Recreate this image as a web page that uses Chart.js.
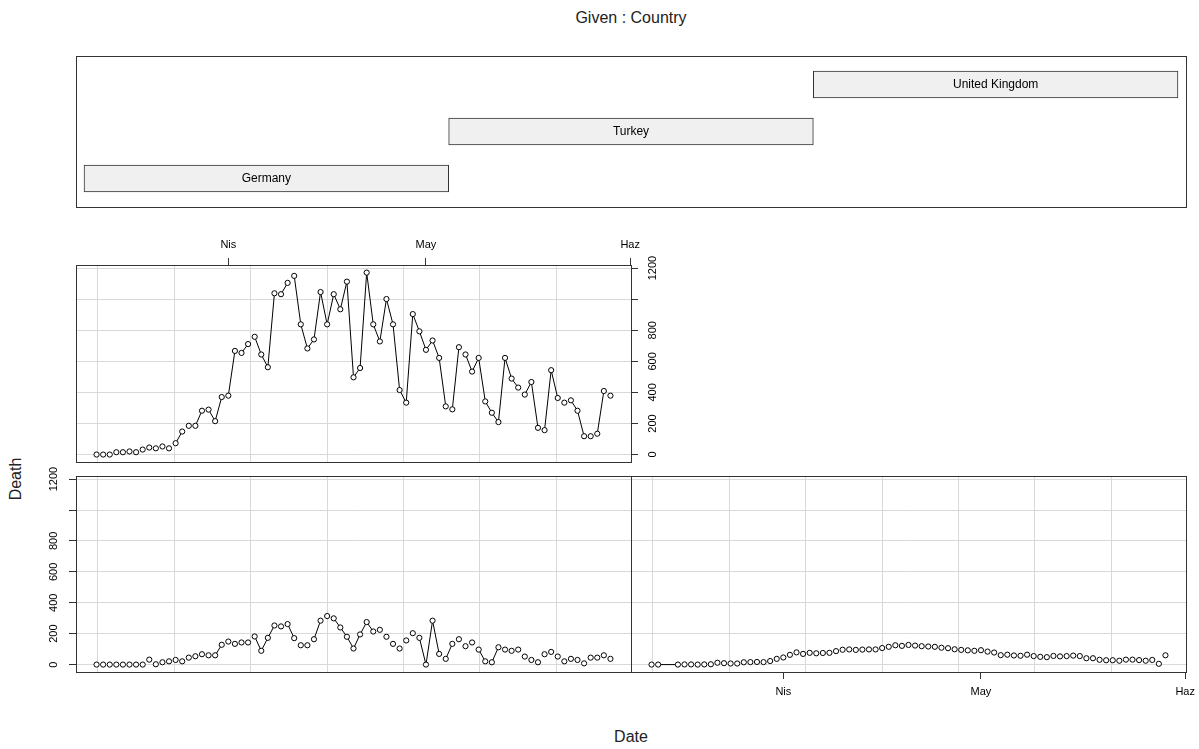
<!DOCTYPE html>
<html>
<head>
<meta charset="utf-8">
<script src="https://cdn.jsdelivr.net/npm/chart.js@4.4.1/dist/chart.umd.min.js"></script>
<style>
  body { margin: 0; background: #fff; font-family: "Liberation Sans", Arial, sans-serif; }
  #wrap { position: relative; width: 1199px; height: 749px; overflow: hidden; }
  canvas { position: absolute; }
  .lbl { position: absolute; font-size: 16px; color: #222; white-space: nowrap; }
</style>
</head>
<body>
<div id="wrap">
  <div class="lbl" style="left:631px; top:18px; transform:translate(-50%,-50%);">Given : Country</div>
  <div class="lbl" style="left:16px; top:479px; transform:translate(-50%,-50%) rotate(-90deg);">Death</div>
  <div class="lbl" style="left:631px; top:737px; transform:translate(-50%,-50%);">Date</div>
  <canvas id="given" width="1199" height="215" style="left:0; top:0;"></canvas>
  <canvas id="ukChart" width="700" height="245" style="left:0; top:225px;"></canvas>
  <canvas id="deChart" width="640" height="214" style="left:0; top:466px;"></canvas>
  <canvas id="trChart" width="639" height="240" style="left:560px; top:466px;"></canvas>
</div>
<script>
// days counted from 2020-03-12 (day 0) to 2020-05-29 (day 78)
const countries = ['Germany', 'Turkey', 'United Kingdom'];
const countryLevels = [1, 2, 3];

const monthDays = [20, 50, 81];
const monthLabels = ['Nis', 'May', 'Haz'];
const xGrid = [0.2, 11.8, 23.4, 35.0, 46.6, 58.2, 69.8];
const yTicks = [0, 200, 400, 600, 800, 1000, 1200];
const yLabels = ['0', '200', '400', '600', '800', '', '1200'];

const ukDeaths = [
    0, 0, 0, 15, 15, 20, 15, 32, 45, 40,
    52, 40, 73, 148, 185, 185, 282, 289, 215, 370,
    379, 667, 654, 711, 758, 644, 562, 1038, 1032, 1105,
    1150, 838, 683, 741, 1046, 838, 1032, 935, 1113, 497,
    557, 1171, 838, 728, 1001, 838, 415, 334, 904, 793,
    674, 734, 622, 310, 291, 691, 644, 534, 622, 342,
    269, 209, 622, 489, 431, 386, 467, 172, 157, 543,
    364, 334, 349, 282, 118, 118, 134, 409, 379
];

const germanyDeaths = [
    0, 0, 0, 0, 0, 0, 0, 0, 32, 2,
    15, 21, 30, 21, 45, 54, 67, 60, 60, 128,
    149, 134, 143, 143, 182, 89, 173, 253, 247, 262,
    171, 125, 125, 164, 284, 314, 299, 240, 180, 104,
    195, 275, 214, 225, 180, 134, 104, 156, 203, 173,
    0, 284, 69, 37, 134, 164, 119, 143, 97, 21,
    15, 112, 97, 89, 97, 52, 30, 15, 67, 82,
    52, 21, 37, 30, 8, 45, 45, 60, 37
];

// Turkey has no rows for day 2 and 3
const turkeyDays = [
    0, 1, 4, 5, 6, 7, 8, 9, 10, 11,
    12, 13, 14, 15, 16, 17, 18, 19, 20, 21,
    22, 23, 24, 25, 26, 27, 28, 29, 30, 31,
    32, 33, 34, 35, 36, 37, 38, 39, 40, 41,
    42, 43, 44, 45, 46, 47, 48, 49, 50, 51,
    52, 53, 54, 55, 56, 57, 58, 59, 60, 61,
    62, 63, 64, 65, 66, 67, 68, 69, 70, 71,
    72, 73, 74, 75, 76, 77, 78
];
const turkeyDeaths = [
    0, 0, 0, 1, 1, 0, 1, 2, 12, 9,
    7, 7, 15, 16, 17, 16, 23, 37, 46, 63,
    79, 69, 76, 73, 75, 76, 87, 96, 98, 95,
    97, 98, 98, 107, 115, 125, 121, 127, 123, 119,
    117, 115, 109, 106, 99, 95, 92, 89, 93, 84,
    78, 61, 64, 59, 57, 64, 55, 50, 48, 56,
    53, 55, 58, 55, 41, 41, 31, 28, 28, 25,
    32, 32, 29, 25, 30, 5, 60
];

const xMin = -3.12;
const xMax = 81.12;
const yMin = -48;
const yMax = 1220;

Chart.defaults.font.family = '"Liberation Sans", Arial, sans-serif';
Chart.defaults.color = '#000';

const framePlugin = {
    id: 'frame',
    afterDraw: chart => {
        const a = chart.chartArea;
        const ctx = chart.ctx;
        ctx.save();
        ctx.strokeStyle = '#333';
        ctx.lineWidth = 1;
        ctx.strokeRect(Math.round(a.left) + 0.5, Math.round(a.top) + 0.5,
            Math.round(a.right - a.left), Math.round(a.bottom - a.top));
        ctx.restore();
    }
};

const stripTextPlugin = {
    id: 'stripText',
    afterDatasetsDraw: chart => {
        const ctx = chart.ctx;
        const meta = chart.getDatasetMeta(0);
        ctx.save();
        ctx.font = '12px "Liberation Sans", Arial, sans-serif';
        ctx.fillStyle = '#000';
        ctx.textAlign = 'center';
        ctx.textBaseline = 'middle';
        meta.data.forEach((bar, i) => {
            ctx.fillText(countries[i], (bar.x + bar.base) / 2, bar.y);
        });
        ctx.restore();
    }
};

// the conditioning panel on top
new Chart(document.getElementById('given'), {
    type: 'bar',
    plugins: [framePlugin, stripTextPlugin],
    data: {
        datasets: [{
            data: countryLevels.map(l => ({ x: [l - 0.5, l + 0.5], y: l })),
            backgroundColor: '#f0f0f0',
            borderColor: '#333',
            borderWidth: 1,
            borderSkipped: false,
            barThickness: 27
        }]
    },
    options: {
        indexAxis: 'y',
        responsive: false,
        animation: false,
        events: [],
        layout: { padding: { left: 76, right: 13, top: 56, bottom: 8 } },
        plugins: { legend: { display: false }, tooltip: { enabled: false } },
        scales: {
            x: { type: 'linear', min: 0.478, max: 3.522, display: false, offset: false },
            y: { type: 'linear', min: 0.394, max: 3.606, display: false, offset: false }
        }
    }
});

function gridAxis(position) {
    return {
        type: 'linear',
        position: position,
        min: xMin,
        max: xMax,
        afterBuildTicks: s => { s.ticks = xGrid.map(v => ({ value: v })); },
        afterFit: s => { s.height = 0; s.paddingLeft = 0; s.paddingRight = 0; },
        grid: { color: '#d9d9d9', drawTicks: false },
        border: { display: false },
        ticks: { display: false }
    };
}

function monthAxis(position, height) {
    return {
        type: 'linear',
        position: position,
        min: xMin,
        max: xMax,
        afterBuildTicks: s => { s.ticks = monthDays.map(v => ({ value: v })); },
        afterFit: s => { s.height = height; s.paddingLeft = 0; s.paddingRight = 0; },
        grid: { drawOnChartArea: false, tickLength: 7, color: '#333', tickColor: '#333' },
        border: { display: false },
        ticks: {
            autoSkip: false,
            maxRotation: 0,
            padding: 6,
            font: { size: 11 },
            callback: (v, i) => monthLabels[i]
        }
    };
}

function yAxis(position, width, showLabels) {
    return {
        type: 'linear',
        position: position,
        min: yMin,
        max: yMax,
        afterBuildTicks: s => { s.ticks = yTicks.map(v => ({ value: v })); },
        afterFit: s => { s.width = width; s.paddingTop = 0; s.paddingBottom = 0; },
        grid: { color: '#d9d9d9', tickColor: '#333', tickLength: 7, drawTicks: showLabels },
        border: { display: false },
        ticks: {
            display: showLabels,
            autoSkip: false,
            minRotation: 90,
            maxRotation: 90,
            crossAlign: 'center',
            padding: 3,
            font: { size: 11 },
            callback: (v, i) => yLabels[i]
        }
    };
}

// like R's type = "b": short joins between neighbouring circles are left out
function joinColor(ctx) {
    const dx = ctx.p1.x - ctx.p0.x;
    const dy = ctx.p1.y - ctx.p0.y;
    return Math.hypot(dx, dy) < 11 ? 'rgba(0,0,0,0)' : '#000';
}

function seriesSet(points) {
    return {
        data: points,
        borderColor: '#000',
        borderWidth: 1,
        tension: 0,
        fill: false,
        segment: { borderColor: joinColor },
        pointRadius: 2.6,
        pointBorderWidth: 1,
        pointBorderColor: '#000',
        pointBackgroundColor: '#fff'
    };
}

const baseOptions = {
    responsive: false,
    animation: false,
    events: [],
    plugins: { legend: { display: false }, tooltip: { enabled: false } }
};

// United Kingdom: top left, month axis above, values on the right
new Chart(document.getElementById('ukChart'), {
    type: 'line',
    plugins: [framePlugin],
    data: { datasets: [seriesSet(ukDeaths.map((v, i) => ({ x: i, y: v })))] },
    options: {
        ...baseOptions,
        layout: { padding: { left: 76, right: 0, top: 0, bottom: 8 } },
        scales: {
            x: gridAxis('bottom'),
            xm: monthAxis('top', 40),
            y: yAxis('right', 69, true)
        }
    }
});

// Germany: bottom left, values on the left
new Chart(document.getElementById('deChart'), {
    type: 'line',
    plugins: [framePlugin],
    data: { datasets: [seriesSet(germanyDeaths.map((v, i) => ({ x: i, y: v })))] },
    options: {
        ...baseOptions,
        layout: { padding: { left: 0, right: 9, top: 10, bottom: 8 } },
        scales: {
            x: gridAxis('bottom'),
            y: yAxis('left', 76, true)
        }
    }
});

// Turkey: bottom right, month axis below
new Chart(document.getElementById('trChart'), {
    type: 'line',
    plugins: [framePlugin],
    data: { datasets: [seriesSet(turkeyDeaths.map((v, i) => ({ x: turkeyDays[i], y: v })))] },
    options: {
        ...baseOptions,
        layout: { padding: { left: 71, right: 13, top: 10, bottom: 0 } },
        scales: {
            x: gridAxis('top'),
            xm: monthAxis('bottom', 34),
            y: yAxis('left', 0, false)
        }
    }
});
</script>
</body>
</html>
───
- Problem to solve:
Restate exactly, please, only the lines between the start of the data and the line containing "const yLabels = ['0', '200', '400', '600', '800', '', '1200'];", both ends included, skipping the pictures.

- Finished task:
Recreate this image as a web page that uses Chart.js.
<!DOCTYPE html>
<html>
<head>
<meta charset="utf-8">
<script src="https://cdn.jsdelivr.net/npm/chart.js@4.4.1/dist/chart.umd.min.js"></script>
<style>
  body { margin: 0; background: #fff; font-family: "Liberation Sans", Arial, sans-serif; }
  #wrap { position: relative; width: 1199px; height: 749px; overflow: hidden; }
  canvas { position: absolute; }
  .lbl { position: absolute; font-size: 16px; color: #222; white-space: nowrap; }
</style>
</head>
<body>
<div id="wrap">
  <div class="lbl" style="left:631px; top:18px; transform:translate(-50%,-50%);">Given : Country</div>
  <div class="lbl" style="left:16px; top:479px; transform:translate(-50%,-50%) rotate(-90deg);">Death</div>
  <div class="lbl" style="left:631px; top:737px; transform:translate(-50%,-50%);">Date</div>
  <canvas id="given" width="1199" height="215" style="left:0; top:0;"></canvas>
  <canvas id="ukChart" width="700" height="245" style="left:0; top:225px;"></canvas>
  <canvas id="deChart" width="640" height="214" style="left:0; top:466px;"></canvas>
  <canvas id="trChart" width="639" height="240" style="left:560px; top:466px;"></canvas>
</div>
<script>
// days counted from 2020-03-12 (day 0) to 2020-05-29 (day 78)
const countries = ['Germany', 'Turkey', 'United Kingdom'];
const countryLevels = [1, 2, 3];

const monthDays = [20, 50, 81];
const monthLabels = ['Nis', 'May', 'Haz'];
const xGrid = [0.2, 11.8, 23.4, 35.0, 46.6, 58.2, 69.8];
const yTicks = [0, 200, 400, 600, 800, 1000, 1200];
const yLabels = ['0', '200', '400', '600', '800', '', '1200'];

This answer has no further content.